--- Stated task ---
In the listing that follows, retype every line from the first through the one containing "W, H = 508, 934". Pictures are to be left out.

--- Material provided ---
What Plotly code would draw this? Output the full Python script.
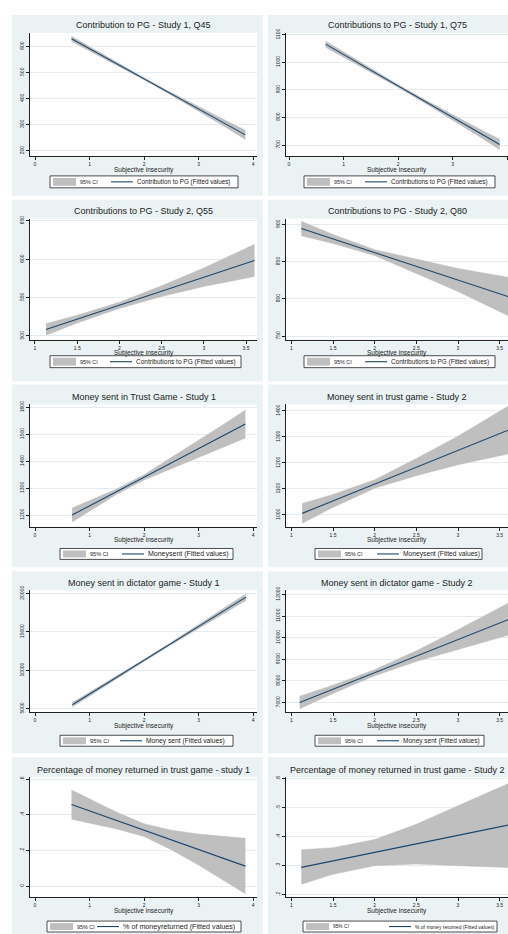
import plotly.graph_objects as go

W, H = 508, 934

# ---------------- text ----------------
titles = [
    "Contribution to PG - Study 1, Q45",
    "Contributions to PG - Study 1, Q75",
    "Contributions to PG - Study 2, Q55",
    "Contributions to PG - Study 2, Q80",
    "Money sent in Trust Game - Study 1",
    "Money sent in trust game - Study 2",
    "Money sent in dictator game - Study 1",
    "Money sent in dictator game - Study 2",
    "Percentage of money returned in trust game - study 1",
    "Percentage of money returned in trust game - Study 2",
]
fit_labels = [
    "Contribution to PG (Fitted values)",
    "Contributions to PG (Fitted values)",
    "Contributions to PG (Fitted values)",
    "Contributions to PG (Fitted values)",
    "Moneysent (Fitted values)",
    "Moneysent (Fitted values)",
    "Money sent (Fitted values)",
    "Money sent (Fitted values)",
    "% of moneyreturned (Fitted values)",
    "% of money returned (Fitted values)",
]
ci_label = "95% CI"
x_title = "Subjective insecurity"

# ---------------- data ----------------
x_p1 = [0.67, 1.0, 1.5, 2.0, 2.5, 3.0, 3.5, 3.86]
fit_p1 = [629, 591, 533, 476, 418, 360, 303, 261]
lo_p1 = [619, 583, 528, 472, 413, 352, 290, 243]
hi_p1 = [639, 599, 538, 480, 423, 368, 316, 279]

x_p2 = [0.67, 1.0, 1.5, 2.0, 2.5, 3.0, 3.5, 3.86]
fit_p2 = [1066, 1028, 971, 914, 857, 800, 743, 702]
lo_p2 = [1055, 1019, 965, 909, 851, 791, 729, 683]
hi_p2 = [1077, 1037, 977, 919, 863, 809, 757, 721]

x_p3 = [1.13, 1.5, 2.0, 2.5, 3.0, 3.6]
fit_p3 = [508.6, 522, 540, 558.5, 576.6, 598.5]
lo_p3 = [501, 517, 536, 551.5, 564.6, 577.5]
hi_p3 = [516, 527, 544, 565.5, 588.6, 619.5]

x_p4 = [1.12, 1.5, 2.0, 2.5, 3.0, 3.6]
fit_p4 = [894.7, 880.7, 862.3, 843.8, 825.4, 803.3]
lo_p4 = [885, 874.7, 858.3, 834, 810, 777.5]
hi_p4 = [904.3, 886.7, 866.3, 854, 841, 829]

x_p5 = [0.68, 1.0, 1.5, 2.0, 2.5, 3.0, 3.5, 3.86]
fit_p5 = [1200, 1234, 1287, 1340, 1393, 1446, 1499, 1538]
lo_p5 = [1174, 1215, 1277, 1330, 1373, 1414, 1456, 1486]
hi_p5 = [1226, 1253, 1297, 1350, 1413, 1478, 1542, 1590]

x_p6 = [1.13, 1.5, 2.0, 2.5, 3.0, 3.6]
fit_p6 = [1006, 1054, 1119, 1184, 1248, 1326]
lo_p6 = [968, 1029, 1103, 1151, 1193, 1234]
hi_p6 = [1044, 1079, 1135, 1217, 1303, 1418]

x_p7 = [0.685, 1.0, 1.5, 2.0, 2.5, 3.0, 3.5, 3.87]
fit_p7 = [5517, 6903, 9102, 11301, 13500, 15700, 17899, 19526]
lo_p7 = [5237, 6673, 8932, 11161, 13340, 15480, 17569, 19096]
hi_p7 = [5797, 7133, 9272, 11441, 13660, 15920, 18229, 19956]

x_p8 = [1.1, 1.5, 2.0, 2.5, 3.0, 3.6]
fit_p8 = [7000, 7613, 8380, 9146, 9913, 10834]
lo_p8 = [6710, 7420, 8240, 8896, 9453, 10110]
hi_p8 = [7290, 7806, 8520, 9396, 10373, 11590]

x_p9 = [0.67, 1.0, 1.5, 2.0, 2.5, 3.0, 3.5, 3.86]
fit_p9 = [0.458, 0.422, 0.368, 0.314, 0.259, 0.205, 0.151, 0.112]
lo_p9 = [0.376, 0.354, 0.321, 0.278, 0.204, 0.118, 0.025, -0.044]
hi_p9 = [0.540, 0.490, 0.415, 0.350, 0.314, 0.292, 0.277, 0.268]

x_p10 = [1.12, 1.5, 2.0, 2.5, 3.0, 3.6]
fit_p10 = [0.294, 0.316, 0.346, 0.375, 0.405, 0.440]
lo_p10 = [0.236, 0.270, 0.300, 0.306, 0.300, 0.294]
hi_p10 = [0.355, 0.362, 0.390, 0.443, 0.507, 0.583]

xs_all = [x_p1, x_p2, x_p3, x_p4, x_p5, x_p6, x_p7, x_p8, x_p9, x_p10]
fit_all = [fit_p1, fit_p2, fit_p3, fit_p4, fit_p5, fit_p6, fit_p7, fit_p8, fit_p9, fit_p10]
lo_all = [lo_p1, lo_p2, lo_p3, lo_p4, lo_p5, lo_p6, lo_p7, lo_p8, lo_p9, lo_p10]
hi_all = [hi_p1, hi_p2, hi_p3, hi_p4, hi_p5, hi_p6, hi_p7, hi_p8, hi_p9, hi_p10]

# ---------------- ticks ----------------
yticks = [
    [200, 300, 400, 500, 600],
    [700, 800, 900, 1000, 1100],
    [500, 550, 600, 650],
    [750, 800, 850, 900],
    [1200, 1300, 1400, 1500, 1600],
    [1000, 1100, 1200, 1300, 1400],
    [5000, 10000, 15000, 20000],
    [7000, 8000, 9000, 10000, 11000, 12000],
    [0, 0.2, 0.4, 0.6],
    [0.2, 0.3, 0.4, 0.5, 0.6],
]
yticktext = [
    None, None, None, None, None, None, None, None,
    ["0", ".2", ".4", ".6"],
    [".2", ".3", ".4", ".5", ".6"],
]
xtick_study1 = [0, 1, 2, 3, 4]
xtick_study2 = [1, 1.5, 2, 2.5, 3, 3.5]
xtick_text_study2 = ["1", "1.5", "2", "2.5", "3", "3.5"]
panel_study = [1, 1, 2, 2, 1, 2, 1, 2, 1, 2]

# ---------------- layout geometry (px) ----------------
COL_PLOT = [(30, 257), (286, 508)]
COL_BG = [(12, 263), (268, 512)]
ROW_PLOT = [(28, 152), (215, 337), (402, 525), (589, 712), (777, 898)]
ROW_BG = [(10, 192), (196, 379), (382, 566), (570, 753), (757, 940)]
ROW_LEG = [(172, 184), (353, 365), (547, 558), (735, 746), (922, 933)]
LEG_LR = [(50, 238), (304, 495), (50, 241), (304, 495), (60, 233),
          (315, 482), (60, 233), (315, 484), (47, 241), (303, 497)]
LEG_OFF = [61, 61, 60, 61, 62, 62, 60, 62, 50, 86]
LEG_FIT_FONT = [6.3, 6.3, 6.5, 6.4, 7.0, 6.7, 6.7, 6.5, 7.2, 5.0]
LEG_CI_FONT = [5.4, 5.4, 5.4, 5.4, 5.6, 5.3, 5.8, 5.4, 5.4, 4.8]
RANGE_S1_LEFT = [-0.092, 4.073]
RANGE_S1_RIGHT = [-0.055, 4.012]
RANGE_S2_LEFT = [0.941, 3.63]
RANGE_S2_RIGHT = [0.936, 3.60]
Y_RANGES = [[180, 652], [660, 1107], [495, 653], [745, 908], [1157, 1611],
            [955, 1425], [4520, 20430], [6545, 12195], [-0.063, 0.613], [0.191, 0.606]]

BG = "#eaf2f3"
CI = "#bfbfbf"
NAVY = "#1a476f"
GRID = "#e4ecef"
AXIS = "#222222"
TXT = "#222222"
FONT = "Liberation Sans, Arial, sans-serif"


def px(v):
    return v / W


def py(v):
    return 1 - v / H


fig = go.Figure()
shapes = []
annotations = []
layout_axes = {}

for i in range(10):
    r, c = divmod(i, 2)
    n = i + 1
    xa = "x" if n == 1 else f"x{n}"
    ya = "y" if n == 1 else f"y{n}"
    xkey = "xaxis" if n == 1 else f"xaxis{n}"
    ykey = "yaxis" if n == 1 else f"yaxis{n}"

    # panel background and plot region
    shapes.append(dict(type="rect", xref="paper", yref="paper",
                       x0=px(COL_BG[c][0]), x1=px(COL_BG[c][1]),
                       y0=py(ROW_BG[r][1]), y1=py(ROW_BG[r][0]),
                       fillcolor=BG, line_width=0, layer="below"))
    shapes.append(dict(type="rect", xref="paper", yref="paper",
                       x0=px(COL_PLOT[c][0]), x1=px(COL_PLOT[c][1]),
                       y0=py(ROW_PLOT[r][1]), y1=py(ROW_PLOT[r][0]),
                       fillcolor="white", line_width=0, layer="below"))

    xs, fit, lo, hi = xs_all[i], fit_all[i], lo_all[i], hi_all[i]
    fig.add_trace(go.Scatter(x=xs, y=lo, mode="lines", line=dict(width=0.5, color=CI),
                             xaxis=xa, yaxis=ya, showlegend=False, hoverinfo="skip",
                             name=ci_label))
    fig.add_trace(go.Scatter(x=xs, y=hi, mode="lines", line=dict(width=0.5, color=CI),
                             fill="tonexty", fillcolor=CI, xaxis=xa, yaxis=ya,
                             showlegend=False, name=ci_label))
    fig.add_trace(go.Scatter(x=xs, y=fit, mode="lines", line=dict(width=1.1, color=NAVY),
                             xaxis=xa, yaxis=ya, showlegend=False, name=fit_labels[i]))

    if panel_study[i] == 1:
        xt, xtt = xtick_study1, [str(v) for v in xtick_study1]
        xr = RANGE_S1_LEFT if c == 0 else RANGE_S1_RIGHT
    else:
        xt, xtt = xtick_study2, xtick_text_study2
        xr = RANGE_S2_LEFT if c == 0 else RANGE_S2_RIGHT

    layout_axes[xkey] = dict(
        domain=[px(COL_PLOT[c][0]), px(COL_PLOT[c][1])], range=xr,
        anchor=ya, tickvals=xt, ticktext=xtt, showgrid=False, zeroline=False,
        showline=True, linecolor=AXIS, linewidth=1, ticks="outside", ticklen=3,
        tickwidth=1, tickcolor=AXIS, tickfont=dict(size=5, color=TXT, family=FONT),
        fixedrange=True)
    yax = dict(
        domain=[py(ROW_PLOT[r][1]), py(ROW_PLOT[r][0])], range=Y_RANGES[i],
        anchor=xa, tickvals=yticks[i], tickangle=-90, showgrid=True, gridcolor=GRID,
        gridwidth=1, zeroline=False, showline=True, linecolor=AXIS, linewidth=1,
        ticks="outside", ticklen=3, tickwidth=1, tickcolor=AXIS,
        tickfont=dict(size=5, color=TXT, family=FONT), fixedrange=True)
    if yticktext[i] is not None:
        yax["ticktext"] = yticktext[i]
    else:
        yax["ticktext"] = [str(v) for v in yticks[i]]
    layout_axes[ykey] = yax

    # title
    annotations.append(dict(text=titles[i], xref=f"{xa} domain", yref=f"{ya} domain",
                            x=0.5, y=1, xanchor="center", yanchor="middle", yshift=7.5,
                            showarrow=False, font=dict(size=9, color=TXT, family=FONT)))
    # x axis title
    annotations.append(dict(text=x_title, xref=f"{xa} domain", yref=f"{ya} domain",
                            x=0.5, y=0, xanchor="center", yanchor="middle", yshift=-13.5,
                            showarrow=False, borderpad=0,
                            font=dict(size=6.5, color=TXT, family=FONT)))

    # legend box
    L, R = LEG_LR[i]
    T, B = ROW_LEG[r]
    mid = (T + B) / 2
    shapes.append(dict(type="rect", xref="paper", yref="paper",
                       x0=px(L), x1=px(R), y0=py(B), y1=py(T),
                       fillcolor="white", line=dict(color=AXIS, width=0.8)))
    shapes.append(dict(type="rect", xref="paper", yref="paper",
                       x0=px(L + 3), x1=px(L + 26), y0=py(B - 2), y1=py(T + 2),
                       fillcolor=CI, line_width=0))
    shapes.append(dict(type="line", xref="paper", yref="paper",
                       x0=px(L + LEG_OFF[i]), x1=px(L + LEG_OFF[i] + 22),
                       y0=py(mid), y1=py(mid), line=dict(color=NAVY, width=1.1)))
    annotations.append(dict(text=ci_label, xref="paper", yref="paper",
                            x=px(L + 29), y=py(mid), xanchor="left", yanchor="middle",
                            showarrow=False, borderpad=0,
                            font=dict(size=LEG_CI_FONT[i], color=TXT, family=FONT)))
    annotations.append(dict(text=fit_labels[i], xref="paper", yref="paper",
                            x=px(L + LEG_OFF[i] + 25), y=py(mid), xanchor="left",
                            yanchor="middle", showarrow=False, borderpad=0,
                            font=dict(size=LEG_FIT_FONT[i], color=TXT, family=FONT)))

fig.update_layout(
    width=W, height=H, autosize=False,
    margin=dict(l=0, r=0, t=0, b=0),
    paper_bgcolor="white", plot_bgcolor="white",
    showlegend=False, shapes=shapes, annotations=annotations,
    font=dict(family=FONT, color=TXT),
    **layout_axes,
)

fig.write_html("out.html", config={"displayModeBar": False},
               post_script="document.body.style.margin='0';document.body.style.overflow='hidden';")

--- Finished task ---
What Plotly code would draw this? Output the full Python script.
import plotly.graph_objects as go

W, H = 508, 934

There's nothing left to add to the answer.